- Cover of the volume

砂の都
- Genre: Fantasy
- Written by: Yō Machida
- Published by: Kodansha
- Imprint: Morning KC
- Magazine: Morning Two
- Original run: September 21, 2018 – May 4, 2023
- Volumes: 1

= Suna no Miyako =

Japanese manga series

 (砂の都, Suna no Miyako) is a Japanese manga series written and illustrated by Yō Machida.
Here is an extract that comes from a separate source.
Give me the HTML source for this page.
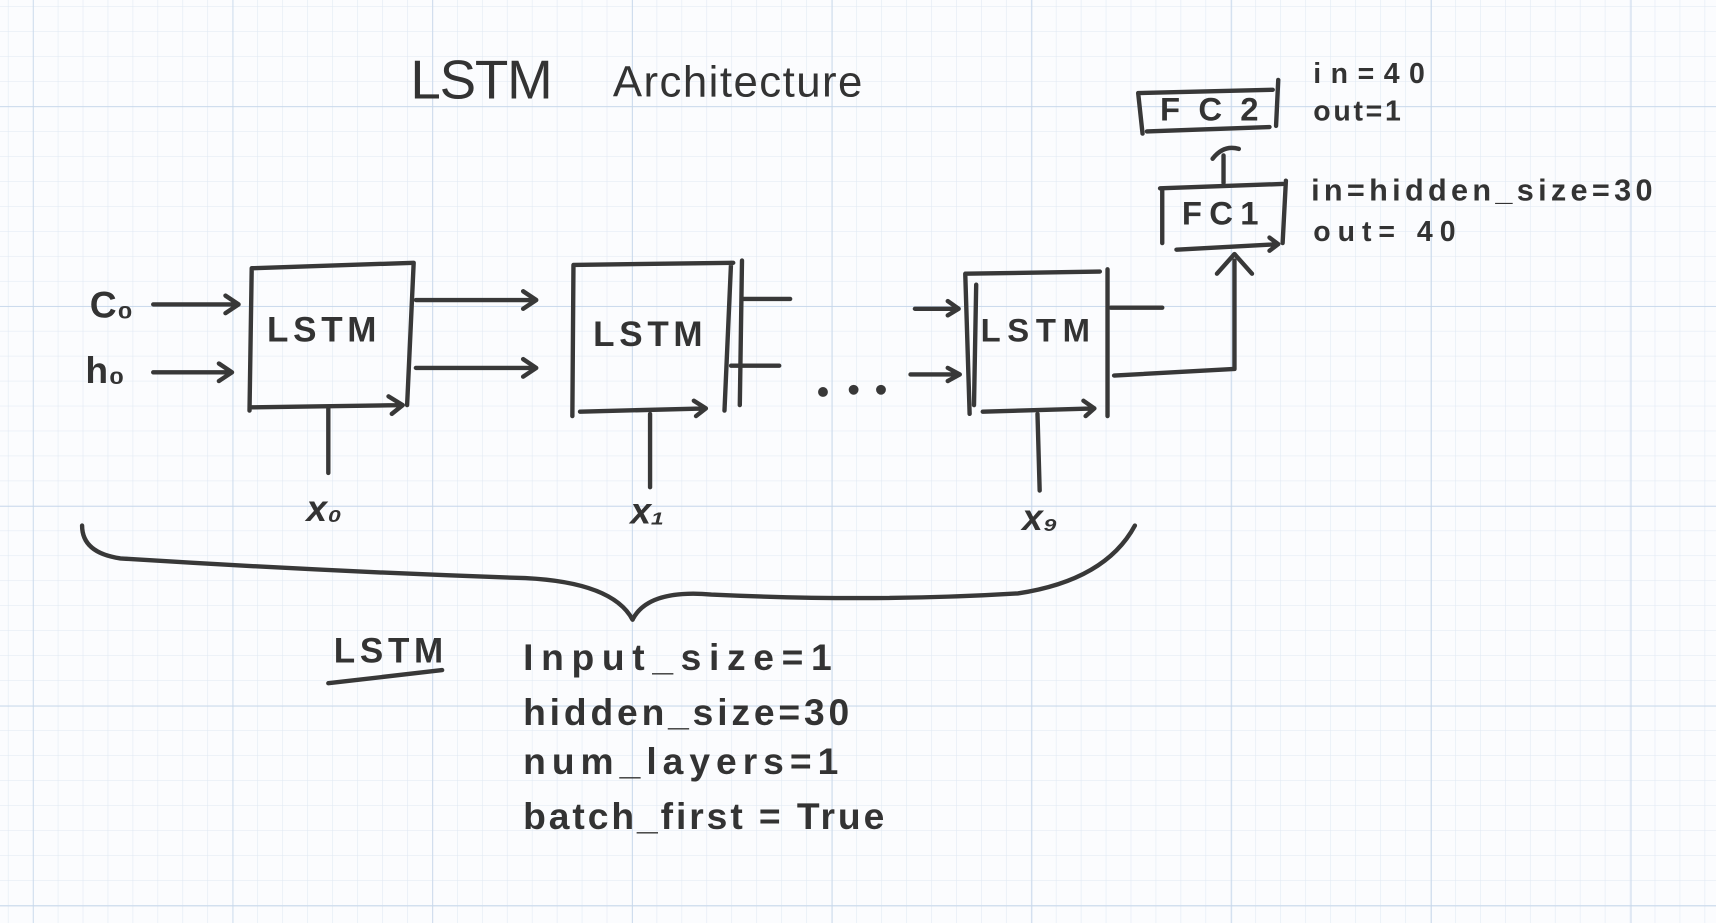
<!DOCTYPE html>
<html><head><meta charset="utf-8"><style>
html,body{margin:0;padding:0;background:#fbfcfe;}
svg{display:block}
text{font-family:"Liberation Sans Narrow","Liberation Sans",sans-serif;fill:#333;font-weight:bold}
</style></head><body>
<svg width="1716" height="923" viewBox="0 0 1568 843" preserveAspectRatio="none" xmlns="http://www.w3.org/2000/svg">
<defs>
<pattern id="minor" x="30" y="97" width="22.8" height="22.8" patternUnits="userSpaceOnUse">
<path d="M0 0V22.8M0 0H22.8" stroke="#dfe8f3" stroke-width="1" fill="none"/>
</pattern>
<pattern id="major" x="30" y="97" width="182.5" height="182.5" patternUnits="userSpaceOnUse">
<path d="M0 0V182.5M0 0H182.5" stroke="#c5d6ea" stroke-width="1.5" fill="none"/>
</pattern>
</defs>
<rect width="1568" height="843" fill="#fbfcfe"/>
<rect width="1568" height="843" fill="url(#minor)"/>
<rect width="1568" height="843" fill="url(#major)"/>
<g stroke="#383838" stroke-width="4" fill="none" stroke-linecap="round" stroke-linejoin="round">
<path d="M230 245 L378 240 M230 245 L228 375 M378 240 L372 370 M230 372 L368 370 M355 362 L368 370 L358 378"/>
<path d="M300 372 V432"/>
<path d="M140 278 H218 M206 270 L218 278 L206 286"/>
<path d="M140 340 H212 M200 332 L212 340 L200 348"/>
<path d="M380 274 H490 M478 266 L490 274 L478 282"/>
<path d="M380 336 H490 M478 328 L490 336 L478 344"/>
<path d="M524 242 L670 240 M524 242 L523 380 M678 238 L676 370 M668 240 L662 375 M530 376 L645 373 M634 366 L645 373 L636 380"/>
<path d="M594 378 V445"/>
<path d="M678 273 H722 M668 334 H712"/>
<circle cx="752" cy="358" r="2.5" fill="#383838"/>
<circle cx="780" cy="356" r="2.5" fill="#383838"/>
<circle cx="805" cy="356" r="2.5" fill="#383838"/>
<path d="M836 282 H874 M866 275 L876 282 L866 288"/>
<path d="M832 342 H876 M866 336 L877 342 L866 348"/>
<path d="M882 250 L1005 248 M882 250 L886 378 M892 260 L890 370 M1012 246 L1012 380 M898 376 L1000 373 M990 366 L1000 373 L992 380"/>
<path d="M948 378 L950 448"/>
<path d="M1015 281 H1062"/>
<path d="M1018 343 L1128 337 V238 M1112 250 L1128 232 L1144 250"/>
<path d="M1060 172 L1172 168 M1062 172 L1062 222 M1175 165 L1172 222 M1075 228 L1168 223 M1160 217 L1168 223 L1160 229"/>
<path d="M1118 167 V142 M1108 145 Q1118 132 1132 136"/>
<path d="M1040 85 L1163 82 M1040 85 L1044 122 M1168 73 L1166 115 M1048 120 L1160 116"/>
<path d="M75 480 Q75 505 110 510 Q300 522 480 528 Q560 532 578 566 Q592 538 650 543 Q800 550 930 542 Q1010 530 1037 480"/>
<path d="M300 624 L404 612"/>
</g>
<text x="375" y="90" font-size="50" textLength="130" style="font-weight:normal">LSTM</text>
<text x="560" y="88" font-size="40" textLength="228" style="font-weight:normal">Architecture</text>
<text x="82" y="290" font-size="34">C₀</text>
<text x="78" y="350" font-size="34">h₀</text>
<text x="244" y="312" font-size="32" textLength="100">LSTM</text>
<text x="542" y="316" font-size="32" textLength="100">LSTM</text>
<text x="896" y="312" font-size="30" textLength="100">LSTM</text>
<text x="280" y="476" font-size="34" font-style="italic">x₀</text>
<text x="576" y="478" font-size="34" font-style="italic">x₁</text>
<text x="934" y="484" font-size="34" font-style="italic">x₉</text>
<text x="1060" y="110" font-size="30" textLength="90">FC2</text>
<text x="1080" y="205" font-size="30" textLength="70">FC1</text>
<text x="1200" y="76" font-size="26" textLength="102">in=40</text>
<text x="1200" y="110" font-size="26" textLength="80">out=1</text>
<text x="1198" y="183" font-size="28" textLength="312">in=hidden_size=30</text>
<text x="1200" y="220" font-size="26" textLength="130">out= 40</text>
<text x="305" y="605" font-size="32" textLength="100">LSTM</text>
<text x="478" y="612" font-size="34" textLength="282">Input_size=1</text>
<text x="478" y="662" font-size="34" textLength="298">hidden_size=30</text>
<text x="478" y="707" font-size="34" textLength="288">num_layers=1</text>
<text x="478" y="757" font-size="34" textLength="330">batch_first = True</text>
</svg>
</body></html>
It was irregularly serialized on Kodansha's Morning Two manga website from September 2018 to May 2023, with its chapters compiled into a single volume.

==Synopsis==
The series focuses on stories set on a desert island where buildings are made up of people's memories.

==Publication==
Written and illustrated by Yō Machida, Suna no Miyako was irregularly serialized on Kodansha's Morning Two website from September 21, 2018 to May 4, 2023. Its chapters were compiled into a single volume that was released on May 23, 2023.

| No. | Release date | ISBN |
|---|---|---|
| 1 | May 23, 2023 | 978-4-06-531737-2 |

==Reception==
The series, alongside RuriDragon, was ranked 9th in the 2024 edition of Takarajimasha's Kono Manga ga Sugoi! guidebook for the best manga for male readers.